Google ha presentato negli anni una miriade di progetti, idee, novità offerte per i suoi utenti. Alcune, come Wave, hanno dimostrato subito di essere nate sotto gli auspici sbagliati, tanto da poter essere considerati una meteora nel panorama dei social network.
Altri progetti, sebbene più usati e amati, stanno subendo lo stesso destino venendo chiusi, al pari di rami secchi tagliati: Picasa, Reader, Talk…
Sebbene la pratica in sé sia del tutto giustificata, la frequenza con cui sta capitando sembra in accelerazione. Come notato in un articolo di Ars Techinca, l’elenco di prodotti dismessi (o ridimensionati) dei primi quattro mesi di quest’anno è particolarmente lungo (e importante):
- 15 gennaio: annotazioni nei video Youtube
- 8 febbraio: Google Fiber
- 11 febbrario: Chromecast Audio
- 13 febbraio: Android Things
- 12 marzo: divisione laptop e tablet
- 13 marzo: Google Allo
- 14 marzo: lo studio di realtà virtuale Spotlight Stories
- 30 marzo: l’accorciatore di URL goo.gl
- 31 marzo: il supporto a IFTTT per Gmail
- 2 aprile: Google+ e Inbox
L’articolo (piuttosto lungo) sostiene che la chiusura di così tanti progetti, talvolta nati molto poco tempo fa (per esempio Allo, un programma di messaggistica istantanea, aveva solo due anni) infonde una sensazione di instabilità negli utenti, tanto da rendere inaffidabile Google come fornitore di servizi.
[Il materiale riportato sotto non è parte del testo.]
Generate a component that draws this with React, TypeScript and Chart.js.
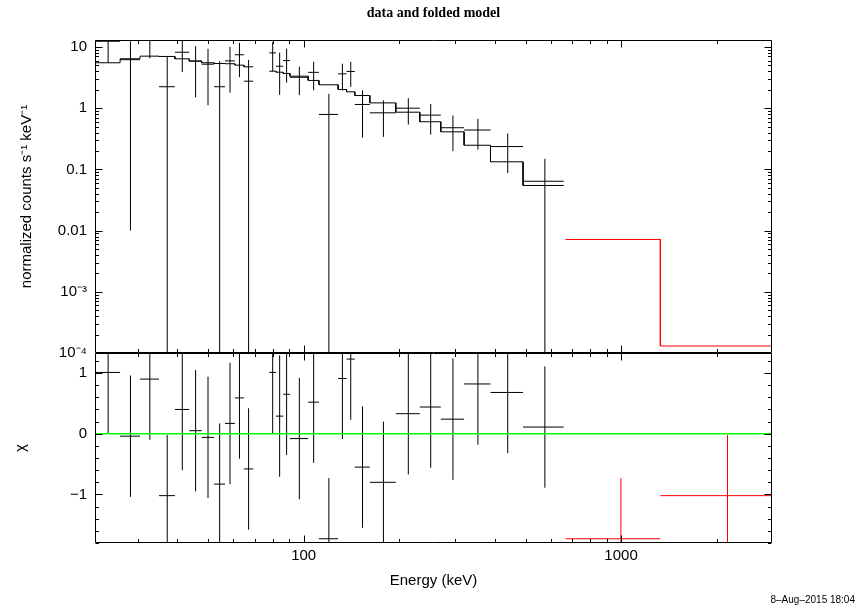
import React, { useEffect, useRef } from 'react';
import { Chart, registerables } from 'chart.js';

Chart.register(...registerables);

// ---------- data ----------
// group 1 (black): energy bins in keV
const binLo = [22.0, 26.4, 30.5, 35.0, 39.3, 43.6, 47.7, 52.2, 56.5, 60.7, 64.8, 77.9, 81.8, 86.2, 90.5, 103.3, 111.7, 128.4, 136.5, 144.9, 161.6, 195.1, 232.2, 270.4, 320.2, 387.8, 491.1];
const binHi = [26.4, 30.5, 35.0, 39.3, 43.6, 47.7, 52.2, 56.5, 60.7, 64.8, 69.3, 81.8, 86.2, 90.5, 103.3, 111.7, 128.4, 136.5, 144.9, 161.6, 195.1, 232.2, 270.4, 320.2, 387.8, 491.1, 659.7];
const dataRate = [12.4, 6.2, 13.0, 2.24, 8.2, 5.9, 5.23, 2.24, 5.93, 7.46, 2.76, 8.0, 4.85, 6.0, 3.2, 3.85, 0.79, 3.64, 3.98, 1.15, 0.84, 1.0, 0.77, 0.479, 0.44, 0.236, 0.064];
const dataErr = [6.9, 6.19, 6.5, 4.67, 4.3, 4.4, 4.12, 3.6, 4.14, 4.25, 3.4, 4.0, 3.2, 3.38, 1.57, 1.89, 0.93, 1.69, 1.75, 0.82, 0.5, 0.46, 0.40, 0.28, 0.23, 0.149, 0.085];
const modelRate = [5.52, 6.41, 7.08, 7.0, 6.4, 5.86, 5.52, 5.37, 5.32, 5.05, 4.74, 4.02, 3.87, 3.69, 3.33, 2.84, 2.41, 2.02, 1.85, 1.61, 1.22, 0.86, 0.60, 0.411, 0.248, 0.133, 0.0546];
const chiRes = [1.01, -0.04, 0.90, -1.02, 0.40, 0.05, -0.06, -0.83, 0.17, 0.59, -0.58, 1.01, 0.29, 0.65, -0.08, 0.52, -1.73, 0.91, 1.23, -0.55, -0.80, 0.33, 0.44, 0.24, 0.82, 0.68, 0.11];

// group 2 (red)
const redLo = [668, 1330];
const redHi = [1330, 3000];
const redModel = [0.00716, 0.00013];
const redChi = [-1.73, -1.02];

// axes
const X_MIN = 22;
const X_MAX = 2990;
const YTOP_MIN = 1e-4;
const YTOP_MAX = 13;
const CHI_MIN = -1.8;
const CHI_MAX = 1.33;

const topTickValues = [10, 1, 0.1, 0.01, 1e-3, 1e-4];
const topTickLabels = ['10', '1', '0.1', '0.01', '10\u207B\u00B3', '10\u207B\u2074'];
const xTickValues = [100, 1000];
const xTickLabels = ['100', '1000'];
const chiTickValues = [1, 0, -1];
const chiTickLabels = ['1', '0', '\u22121'];

const FONT = "'Liberation Sans', Arial, Helvetica, sans-serif";
const FS = 15;

// ---------- helpers ----------
type P = { x: number; y: number | null };

function stepPoints(lo: number[], hi: number[], val: number[]): P[] {
  const out: P[] = [];
  for (let i = 0; i < lo.length; i++) {
    if (i > 0 && Math.abs(lo[i] - hi[i - 1]) > 1e-6) out.push({ x: hi[i - 1], y: null });
    out.push({ x: lo[i], y: val[i] });
    out.push({ x: hi[i], y: val[i] });
  }
  return out;
}

function crossPoints(lo: number[], hi: number[], val: number[], err: number[], floor: number | null): P[] {
  const out: P[] = [];
  for (let i = 0; i < lo.length; i++) {
    const c = (lo[i] + hi[i]) / 2;
    let low = val[i] - err[i];
    if (floor !== null && low < floor) low = floor;
    out.push({ x: lo[i], y: val[i] });
    out.push({ x: hi[i], y: val[i] });
    out.push({ x: c, y: null });
    out.push({ x: c, y: low });
    out.push({ x: c, y: val[i] + err[i] });
    out.push({ x: c, y: null });
  }
  return out;
}

function labelFor(values: number[], labels: string[], v: number, log: boolean): string {
  for (let i = 0; i < values.length; i++) {
    if (log) {
      if (Math.abs(Math.log10(v) - Math.log10(values[i])) < 1e-6) return labels[i];
    } else if (Math.abs(v - values[i]) < 1e-6) return labels[i];
  }
  return '';
}

function logTicks(min: number, max: number) {
  const out: { v: number; major: boolean }[] = [];
  for (let n = Math.floor(Math.log10(min)) - 1; n <= Math.ceil(Math.log10(max)); n++) {
    for (let k = 1; k <= 9; k++) {
      const v = k * Math.pow(10, n);
      if (v >= min * 0.9999 && v <= max * 1.0001) out.push({ v, major: k === 1 });
    }
  }
  return out;
}

function linTicks(min: number, max: number, step: number) {
  const out: { v: number; major: boolean }[] = [];
  for (let k = Math.ceil(min / step - 1e-6); k * step <= max + 1e-6; k++) {
    const v = Math.round(k * step * 1000) / 1000;
    out.push({ v, major: Math.abs(v - Math.round(v)) < 1e-6 });
  }
  return out;
}

function framePlugin(yLog: boolean) {
  return {
    id: 'frameTicks',
    afterDatasetsDraw(chart: any) {
      const { ctx, chartArea: a } = chart;
      const xs = chart.scales.x;
      const ys = chart.scales.y;
      const L = Math.round(a.left) + 0.5;
      const R = Math.round(a.right) - 0.5;
      const T = Math.round(a.top) + 0.5;
      const B = Math.round(a.bottom) - 0.5;
      ctx.save();
      ctx.strokeStyle = '#000';
      ctx.lineWidth = 1;
      ctx.beginPath();
      ctx.rect(L, T, R - L, B - T);
      for (const t of logTicks(xs.min, xs.max)) {
        const px = Math.round(xs.getPixelForValue(t.v)) + 0.5;
        const len = t.major ? 7 : 3.5;
        ctx.moveTo(px, B);
        ctx.lineTo(px, B - len);
        ctx.moveTo(px, T);
        ctx.lineTo(px, T + len);
      }
      const yt = yLog ? logTicks(ys.min, ys.max) : linTicks(ys.min, ys.max, 0.2);
      for (const t of yt) {
        const py = Math.round(ys.getPixelForValue(t.v)) + 0.5;
        const len = t.major ? 7 : 3.5;
        ctx.moveTo(L, py);
        ctx.lineTo(L + len, py);
        ctx.moveTo(R, py);
        ctx.lineTo(R - len, py);
      }
      ctx.stroke();
      ctx.restore();
    },
  };
}

const common = {
  responsive: false,
  animation: false as const,
  devicePixelRatio: 1,
  events: [] as any[],
  plugins: { legend: { display: false }, tooltip: { enabled: false }, title: { display: false } },
};

export default function App() {
  const topRef = useRef<HTMLCanvasElement>(null);
  const botRef = useRef<HTMLCanvasElement>(null);

  useEffect(() => {
    Chart.defaults.font.family = FONT;
    Chart.defaults.color = '#000';

    const topChart = new Chart(topRef.current as HTMLCanvasElement, {
      type: 'line',
      data: {
        datasets: [
          {
            data: crossPoints(binLo, binHi, dataRate, dataErr, 1e-7) as any,
            borderColor: '#000',
            borderWidth: 1,
            pointRadius: 0,
            order: 1,
          },
          {
            data: stepPoints(binLo, binHi, modelRate) as any,
            borderColor: '#000',
            borderWidth: 1,
            pointRadius: 0,
            order: 2,
          },
          {
            data: stepPoints(redLo, redHi, redModel) as any,
            borderColor: '#ff0000',
            borderWidth: 1,
            pointRadius: 0,
            order: 3,
          },
        ],
      },
      options: {
        ...common,
        layout: { padding: { left: 0, top: 40, right: 86, bottom: 256 } },
        scales: {
          x: { type: 'logarithmic', min: X_MIN, max: X_MAX, display: false },
          y: {
            type: 'logarithmic',
            min: YTOP_MIN,
            max: YTOP_MAX,
            position: 'left',
            grid: { display: false, drawTicks: false },
            border: { display: false },
            ticks: {
              autoSkip: false,
              padding: 8,
              font: { size: FS },
              color: '#000',
              callback: (v: any) => labelFor(topTickValues, topTickLabels, Number(v), true),
            },
            title: {
              display: true,
              text: 'normalized counts s\u207B\u00B9 keV\u207B\u00B9',
              font: { size: FS },
              color: '#000',
              padding: { top: 18, bottom: 0 },
            },
            afterFit: (s: any) => {
              s.width = 95;
            },
          },
        },
      } as any,
      plugins: [framePlugin(true)],
    });

    const botChart = new Chart(botRef.current as HTMLCanvasElement, {
      type: 'line',
      data: {
        datasets: [
          {
            data: [{ x: 10, y: 0 }, { x: 10000, y: 0 }],
            borderColor: '#00ff00',
            borderWidth: 1.6,
            pointRadius: 0,
            order: 0,
          },
          {
            data: crossPoints(binLo, binHi, chiRes, chiRes.map(() => 1), null) as any,
            borderColor: '#000',
            borderWidth: 1,
            pointRadius: 0,
            order: 1,
          },
          {
            data: crossPoints(redLo, redHi, redChi, redChi.map(() => 1), null) as any,
            borderColor: '#ff0000',
            borderWidth: 1,
            pointRadius: 0,
            order: 2,
          },
        ],
      },
      options: {
        ...common,
        layout: { padding: { left: 0, top: 353, right: 86, bottom: 0 } },
        scales: {
          x: {
            type: 'logarithmic',
            min: X_MIN,
            max: X_MAX,
            position: 'bottom',
            grid: { display: false, drawTicks: false },
            border: { display: false },
            ticks: {
              autoSkip: false,
              maxRotation: 0,
              minRotation: 0,
              padding: 4,
              font: { size: FS },
              color: '#000',
              callback: (v: any) => labelFor(xTickValues, xTickLabels, Number(v), true),
            },
            title: {
              display: true,
              text: 'Energy (keV)',
              font: { size: FS },
              color: '#000',
              padding: { top: 0, bottom: 19 },
            },
            afterFit: (s: any) => {
              s.height = 66;
            },
          },
          y: {
            type: 'linear',
            min: CHI_MIN,
            max: CHI_MAX,
            position: 'left',
            grid: { display: false, drawTicks: false },
            border: { display: false },
            ticks: {
              stepSize: 1,
              autoSkip: false,
              padding: 8,
              font: { size: FS },
              color: '#000',
              callback: (v: any) => labelFor(chiTickValues, chiTickLabels, Number(v), false),
            },
            title: {
              display: true,
              text: '\u03C7',
              font: { size: FS },
              color: '#000',
              padding: { top: 12, bottom: 0 },
            },
            afterFit: (s: any) => {
              s.width = 95;
            },
          },
        },
      } as any,
      plugins: [framePlugin(false)],
    });

    return () => {
      topChart.destroy();
      botChart.destroy();
    };
  }, []);

  return (
    <div
      style={{
        position: 'absolute',
        left: 0,
        top: 0,
        width: 858,
        height: 609,
        background: '#fff',
        overflow: 'hidden',
      }}
    >
      <canvas ref={topRef} width={858} height={609} style={{ position: 'absolute', left: 0, top: 0 }} />
      <canvas ref={botRef} width={858} height={609} style={{ position: 'absolute', left: 0, top: 0 }} />
      <div
        style={{
          position: 'absolute',
          left: 95,
          width: 677,
          top: 5,
          textAlign: 'center',
          font: "bold 14px 'Liberation Serif', 'Times New Roman', serif",
          lineHeight: '16px',
          color: '#000',
        }}
      >
        data and folded model
      </div>
      <div
        style={{
          position: 'absolute',
          right: 3,
          top: 594,
          font: "10px 'Liberation Sans', Arial, sans-serif",
          lineHeight: '12px',
          color: '#000',
          whiteSpace: 'nowrap',
        }}
      >
        8–Aug–2015 18:04
      </div>
    </div>
  );
}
E creare un pericoloso effetto contagio: altri servizi (come Gmail, che ha da poco festeggiato 15 anni) potrebbero essere scartati da nuovi utenti (o abbandonati dai vecchi) per paura che Google li possa chiudere senza grosso preavviso.
L’effetto domino si estenderebbe poi ad altri servizi, quelli rivolti agli sviluppatori: chi costruisce app ed usa le API fornite (per esempio, per visualizzare una certa posizione in Google Maps) potrebbe scegliere altri servizi perché non potrebbe più avere la sicurezza, la granitica certezza, che quanto fornito da Google oggi lo sarà anche in futuro.
Questa tendenza risulta ancora più dannosa per progetti di più ampio respiro – e impegno pluriennale. Ricordate Fuchsia? Ecco, in questa situazione potrebbe non vedere mai la luce. E l’unico colpevole sarebbe Google stessa.
Non vogliamo mettere sotto accusa la prolificità di Google, né la voglia di sperimentare e permettere all’utente l’uso di prodotti ancora in beta. Quello che potremmo contestare è l’incertezza che genera.
Personalmente ricordo bene il lancio di Gmail, con una fase beta molto lunga (con iscrizione ad inviti inviati da altri iscritti), che ne rendeva evidente la possibile chiusura da un giorno all’altro. Ma quando, uscito da quella fase, è stato lanciato come prodotto usabile, l’orizzonte temporale è diventato indefinito.
Ecco, forse quello che manca è chiarezza tra prodotti destinati all’uso e prodotti sperimentali: si è persa la distinzione. Forse perché, in casa Google, questa chiarezza non c’è più.
E voi, vi fidate ancora (o vi siete mai fidati) della longevità dei prodotti Google?